I received the ARC of this novella from the author in exchange for an honest review.
Before I start my review, I gotta admit thing first. Honestly, I never really interested in reading horror stories. Any horror stories. I don’t care who the author is or if the book is pretty popular among my friends. I even hate books (which basically are not horror-themed) which contain very little sparks of horror on it. I believed that reading is a joy where we could fully escape without having to worry about being lost because we can always close the page to come back. And I believed horror books could not give me that kind of joy. Until today.
When I first encountered the author, Derek Neville, on GR offering ARC of Ghost Box novella, the blurb he wrote was really intriguing and made me curious. Then I made a visit to the author’s blog and came across the excerpt of this new novella. And by the end of the excerpt, I knew that this was more than just a crappy horror story and I was hooked to the story.
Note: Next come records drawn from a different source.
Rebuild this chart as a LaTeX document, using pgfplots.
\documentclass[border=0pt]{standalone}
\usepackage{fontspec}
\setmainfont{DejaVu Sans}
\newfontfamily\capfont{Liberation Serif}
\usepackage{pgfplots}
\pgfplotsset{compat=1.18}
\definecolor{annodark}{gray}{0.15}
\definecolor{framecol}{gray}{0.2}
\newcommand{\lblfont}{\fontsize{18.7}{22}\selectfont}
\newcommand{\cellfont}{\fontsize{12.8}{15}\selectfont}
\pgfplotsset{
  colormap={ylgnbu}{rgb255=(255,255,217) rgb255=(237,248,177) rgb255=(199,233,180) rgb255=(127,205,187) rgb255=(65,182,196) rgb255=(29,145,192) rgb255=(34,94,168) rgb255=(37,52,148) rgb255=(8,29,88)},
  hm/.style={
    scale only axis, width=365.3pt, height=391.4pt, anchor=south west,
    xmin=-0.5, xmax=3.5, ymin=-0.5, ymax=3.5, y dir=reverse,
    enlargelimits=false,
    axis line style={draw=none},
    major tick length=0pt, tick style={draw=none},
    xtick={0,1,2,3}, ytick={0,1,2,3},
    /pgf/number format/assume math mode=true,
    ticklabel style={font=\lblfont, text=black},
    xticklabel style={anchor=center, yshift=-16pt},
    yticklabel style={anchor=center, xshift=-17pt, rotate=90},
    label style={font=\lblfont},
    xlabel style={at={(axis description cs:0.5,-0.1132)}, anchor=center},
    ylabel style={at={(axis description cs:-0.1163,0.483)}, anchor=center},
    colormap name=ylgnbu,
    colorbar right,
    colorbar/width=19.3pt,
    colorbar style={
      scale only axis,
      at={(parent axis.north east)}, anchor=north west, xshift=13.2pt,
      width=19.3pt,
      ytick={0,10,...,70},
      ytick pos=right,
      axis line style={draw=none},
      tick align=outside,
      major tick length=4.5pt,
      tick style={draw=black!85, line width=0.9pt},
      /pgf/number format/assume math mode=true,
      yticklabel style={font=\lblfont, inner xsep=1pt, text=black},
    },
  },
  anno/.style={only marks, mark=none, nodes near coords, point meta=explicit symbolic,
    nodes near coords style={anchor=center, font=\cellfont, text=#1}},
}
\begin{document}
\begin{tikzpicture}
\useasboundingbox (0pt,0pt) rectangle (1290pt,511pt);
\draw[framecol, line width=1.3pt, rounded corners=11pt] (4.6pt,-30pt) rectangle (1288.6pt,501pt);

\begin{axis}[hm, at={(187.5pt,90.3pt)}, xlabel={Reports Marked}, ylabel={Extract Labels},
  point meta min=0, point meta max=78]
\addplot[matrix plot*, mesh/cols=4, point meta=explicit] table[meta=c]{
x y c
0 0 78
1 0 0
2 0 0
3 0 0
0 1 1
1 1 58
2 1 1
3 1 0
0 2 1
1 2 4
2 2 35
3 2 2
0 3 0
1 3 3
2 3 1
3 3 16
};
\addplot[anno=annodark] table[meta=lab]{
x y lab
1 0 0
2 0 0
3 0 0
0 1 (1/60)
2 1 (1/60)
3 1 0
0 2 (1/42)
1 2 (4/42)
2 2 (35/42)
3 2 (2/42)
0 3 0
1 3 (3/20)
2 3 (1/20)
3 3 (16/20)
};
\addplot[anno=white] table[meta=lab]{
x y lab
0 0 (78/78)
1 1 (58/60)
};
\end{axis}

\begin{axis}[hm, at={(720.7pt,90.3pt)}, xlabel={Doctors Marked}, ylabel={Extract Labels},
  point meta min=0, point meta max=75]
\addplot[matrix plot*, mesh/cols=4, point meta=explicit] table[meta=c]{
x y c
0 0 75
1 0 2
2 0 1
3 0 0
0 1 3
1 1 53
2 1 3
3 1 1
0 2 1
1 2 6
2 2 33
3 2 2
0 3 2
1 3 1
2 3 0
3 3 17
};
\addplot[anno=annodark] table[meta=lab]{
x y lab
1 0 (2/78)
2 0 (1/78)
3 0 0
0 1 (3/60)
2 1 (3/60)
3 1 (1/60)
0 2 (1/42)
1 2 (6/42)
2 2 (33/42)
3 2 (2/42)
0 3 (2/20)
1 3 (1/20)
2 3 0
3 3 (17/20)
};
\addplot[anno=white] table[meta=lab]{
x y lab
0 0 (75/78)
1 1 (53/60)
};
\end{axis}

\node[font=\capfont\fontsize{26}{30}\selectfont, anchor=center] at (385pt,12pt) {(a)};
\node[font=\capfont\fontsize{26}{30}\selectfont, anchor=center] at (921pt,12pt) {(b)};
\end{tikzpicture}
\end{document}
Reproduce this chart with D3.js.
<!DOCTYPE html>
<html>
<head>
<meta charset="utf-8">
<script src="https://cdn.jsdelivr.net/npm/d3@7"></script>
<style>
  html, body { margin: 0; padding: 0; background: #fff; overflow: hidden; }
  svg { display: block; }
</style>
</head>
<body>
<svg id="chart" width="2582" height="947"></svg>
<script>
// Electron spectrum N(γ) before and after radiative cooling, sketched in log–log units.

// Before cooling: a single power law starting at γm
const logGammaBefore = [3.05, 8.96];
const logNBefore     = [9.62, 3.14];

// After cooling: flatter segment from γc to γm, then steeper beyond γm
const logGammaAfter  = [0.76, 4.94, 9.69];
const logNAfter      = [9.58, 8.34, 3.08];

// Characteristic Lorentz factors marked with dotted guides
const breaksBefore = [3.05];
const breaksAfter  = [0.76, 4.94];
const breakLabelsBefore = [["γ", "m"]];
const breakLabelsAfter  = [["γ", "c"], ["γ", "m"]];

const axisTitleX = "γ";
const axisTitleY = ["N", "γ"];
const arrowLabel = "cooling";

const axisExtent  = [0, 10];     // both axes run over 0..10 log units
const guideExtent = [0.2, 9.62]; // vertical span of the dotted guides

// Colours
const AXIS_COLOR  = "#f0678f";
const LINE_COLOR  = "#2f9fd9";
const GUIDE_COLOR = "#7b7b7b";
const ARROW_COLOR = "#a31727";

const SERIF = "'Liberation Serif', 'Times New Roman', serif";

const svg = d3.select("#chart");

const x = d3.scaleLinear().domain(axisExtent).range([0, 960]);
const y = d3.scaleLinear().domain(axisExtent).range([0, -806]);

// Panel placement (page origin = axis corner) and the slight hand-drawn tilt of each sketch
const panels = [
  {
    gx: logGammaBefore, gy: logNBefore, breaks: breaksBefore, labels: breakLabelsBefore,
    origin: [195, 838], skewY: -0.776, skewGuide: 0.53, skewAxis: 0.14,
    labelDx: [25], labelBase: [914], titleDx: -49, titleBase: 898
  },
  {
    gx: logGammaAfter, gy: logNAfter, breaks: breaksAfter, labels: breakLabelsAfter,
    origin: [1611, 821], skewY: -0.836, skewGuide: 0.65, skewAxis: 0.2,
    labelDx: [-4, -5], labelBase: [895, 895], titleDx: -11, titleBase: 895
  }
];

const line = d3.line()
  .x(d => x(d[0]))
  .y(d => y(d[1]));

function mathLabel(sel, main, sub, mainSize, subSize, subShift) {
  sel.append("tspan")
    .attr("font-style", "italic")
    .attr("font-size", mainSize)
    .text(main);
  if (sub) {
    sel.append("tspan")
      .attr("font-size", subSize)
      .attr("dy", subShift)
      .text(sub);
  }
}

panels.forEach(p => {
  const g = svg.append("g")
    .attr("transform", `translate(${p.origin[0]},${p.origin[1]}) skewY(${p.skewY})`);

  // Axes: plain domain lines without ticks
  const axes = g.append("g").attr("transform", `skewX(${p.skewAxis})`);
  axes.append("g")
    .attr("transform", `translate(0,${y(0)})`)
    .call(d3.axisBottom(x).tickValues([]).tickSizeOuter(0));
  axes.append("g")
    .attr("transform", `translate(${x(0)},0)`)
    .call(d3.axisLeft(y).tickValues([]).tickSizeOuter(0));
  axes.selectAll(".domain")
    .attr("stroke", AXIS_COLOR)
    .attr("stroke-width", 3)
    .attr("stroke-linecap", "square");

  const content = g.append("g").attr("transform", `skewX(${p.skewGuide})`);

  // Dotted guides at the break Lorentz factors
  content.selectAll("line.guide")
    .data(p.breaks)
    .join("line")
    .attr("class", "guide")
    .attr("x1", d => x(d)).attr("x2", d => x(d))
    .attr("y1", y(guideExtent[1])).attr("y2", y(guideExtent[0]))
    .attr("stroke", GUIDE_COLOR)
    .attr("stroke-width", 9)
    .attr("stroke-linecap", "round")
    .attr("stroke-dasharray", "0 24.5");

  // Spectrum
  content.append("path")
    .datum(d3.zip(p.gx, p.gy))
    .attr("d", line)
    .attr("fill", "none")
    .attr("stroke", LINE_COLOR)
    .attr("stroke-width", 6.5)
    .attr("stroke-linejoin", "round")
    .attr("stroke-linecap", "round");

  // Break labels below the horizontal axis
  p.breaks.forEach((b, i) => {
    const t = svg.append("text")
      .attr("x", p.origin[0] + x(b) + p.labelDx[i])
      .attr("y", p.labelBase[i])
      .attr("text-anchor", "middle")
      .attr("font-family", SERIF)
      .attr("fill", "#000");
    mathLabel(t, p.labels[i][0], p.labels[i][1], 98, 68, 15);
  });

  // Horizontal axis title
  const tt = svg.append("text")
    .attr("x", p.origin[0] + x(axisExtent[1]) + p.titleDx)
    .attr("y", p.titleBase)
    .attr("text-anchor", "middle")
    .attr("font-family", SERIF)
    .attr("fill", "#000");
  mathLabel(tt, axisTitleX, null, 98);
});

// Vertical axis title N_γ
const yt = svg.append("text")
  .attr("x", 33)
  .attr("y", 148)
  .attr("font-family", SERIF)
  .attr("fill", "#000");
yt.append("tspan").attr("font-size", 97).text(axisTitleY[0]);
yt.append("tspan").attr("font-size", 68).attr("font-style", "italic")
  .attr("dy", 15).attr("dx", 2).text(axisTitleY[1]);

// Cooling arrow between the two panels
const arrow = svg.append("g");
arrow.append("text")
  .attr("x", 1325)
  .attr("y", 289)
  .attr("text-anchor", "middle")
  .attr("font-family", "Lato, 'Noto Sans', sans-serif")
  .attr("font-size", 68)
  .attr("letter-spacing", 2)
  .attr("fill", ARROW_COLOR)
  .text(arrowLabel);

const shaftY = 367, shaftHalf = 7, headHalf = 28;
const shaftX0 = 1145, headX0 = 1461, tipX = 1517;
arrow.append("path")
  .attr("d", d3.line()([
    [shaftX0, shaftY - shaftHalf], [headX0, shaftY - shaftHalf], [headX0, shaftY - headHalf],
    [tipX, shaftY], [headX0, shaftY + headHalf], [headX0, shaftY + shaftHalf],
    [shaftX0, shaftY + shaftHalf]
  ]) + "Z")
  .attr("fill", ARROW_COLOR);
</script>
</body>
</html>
Ghost Box is a story about Boyd Dwyer, a former cop who’s now a freelance security of some empty buildings. The reason he retired is the last thing he wanted to wrap his mind around his whole life. Struggling with ton of bills to pay and constant dark feeling he had inside, Boyd decided to take the job in supervising a long-time empty hotel named Westinghouse. That’s when the boring job he hatred a lot turns into something that strongly trigger his past and forever change his life.
The idea of the story is really interesting and raising curiosities among readers. The content was dead intense and had me flipping the pages continuously without wanting to stop even though my surrounding had turned chillier. I liked it that even though the story went even scarier page by page, the mystery and tricky scenes inside managed to pull us closer even more. So that timid readers like me (even when I was so damn scared) would not want to put the novella away ‘cause my curiosity successfully won over my being scared. I felt a mixed-feeling reading this novella. When the secret behind finally revealed I felt damn terrible I wanted to cry so badly. And by the end of the page, I wished there was another pages behind it. The fact that the story that I was reading was all written in a form of novella was long forgotten somewhere in beginning chapters. I wished the book offered a longer and more vivid ending or I could not stop thinking (or hoping) the possibility of the sequel. Even though I had no idea how the sequel should get going…
Generally, Ghost Box is nothing like a debut novella at all. The story was very well-written. I did not meet any errors on the book (or I thought I barely met any because I was just too engrossed wholly in the plot to notice any typing or grammatical errors). Derek’s writing style is really good and on certain parts I could sense the joke inserted naturally and made me laughed.